On this point, however, Boehm notes some limitations. The study only looks at purchasing data, not what Americans are actually eating. The findings do not account for the chance that a family or individual might be buying a lot of red meat one week, but not the next; others could be spending a lot on red meat, but buying only the expensive stuff (a nice cut; organic beef).

The study contains one surprising finding, which suggests that slight reductions to red meat purchasing are not enough. Households spending a moderate, but not low, amount of their grocery budget on red meat (quantified here as between 4 and 12 percent) did not see a significant decrease in greenhouse gas emissions. Boehm offers one possible explanation: Some consumers might be substituting dairy or poultry for red meat, which—as one 2012 study has shown—does little to reduce greenhouse gas emissions in the long run.

Some researchers have argued that change to the food system is more valuable than individual dietary choices—especially because some people don't get to make these choices at all. Boehm is very aware of this. "Even if we look at foods in isolation, that's not how people make decisions about what they eat," she says. "Shifting diets is a really important question, especially when it comes to sustainability, but there are so many factors that come into play when we think about what we eat: time, what we like to eat, habits, cultural preferences, things you grew up with, the food environment around you. Food choices are very complex."
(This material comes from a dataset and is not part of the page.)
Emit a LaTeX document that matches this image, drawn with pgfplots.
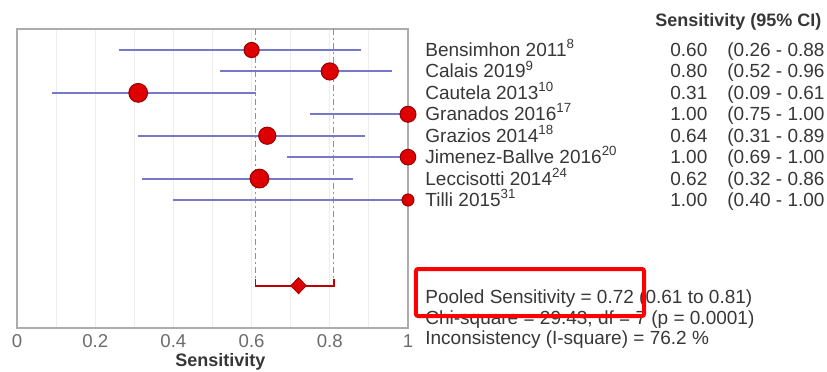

Still, she believes that this and other studies can help inform nutrition and agriculture policies, such as carbon-cutting measures glossed over in the Green New Deal. For example, Boehm's latest findings bolster the case for including the sustainability of red meat in the 2020 Dietary Guidelines for Americans; in the last round, politicians declined to include researchers' recommendations on sustainability under pressure from the meat industry.

As with the guidelines, these policies are often up against industry interests and political stalemates. And while consumers may not be able to control the environmental cost of their food, they can choose what to purchase. "As a consumer, your choices can filter up into policy and help to drive change," Boehm says. "That obviously is harder when the system has constrained you to make certain choices. That can only get us so far."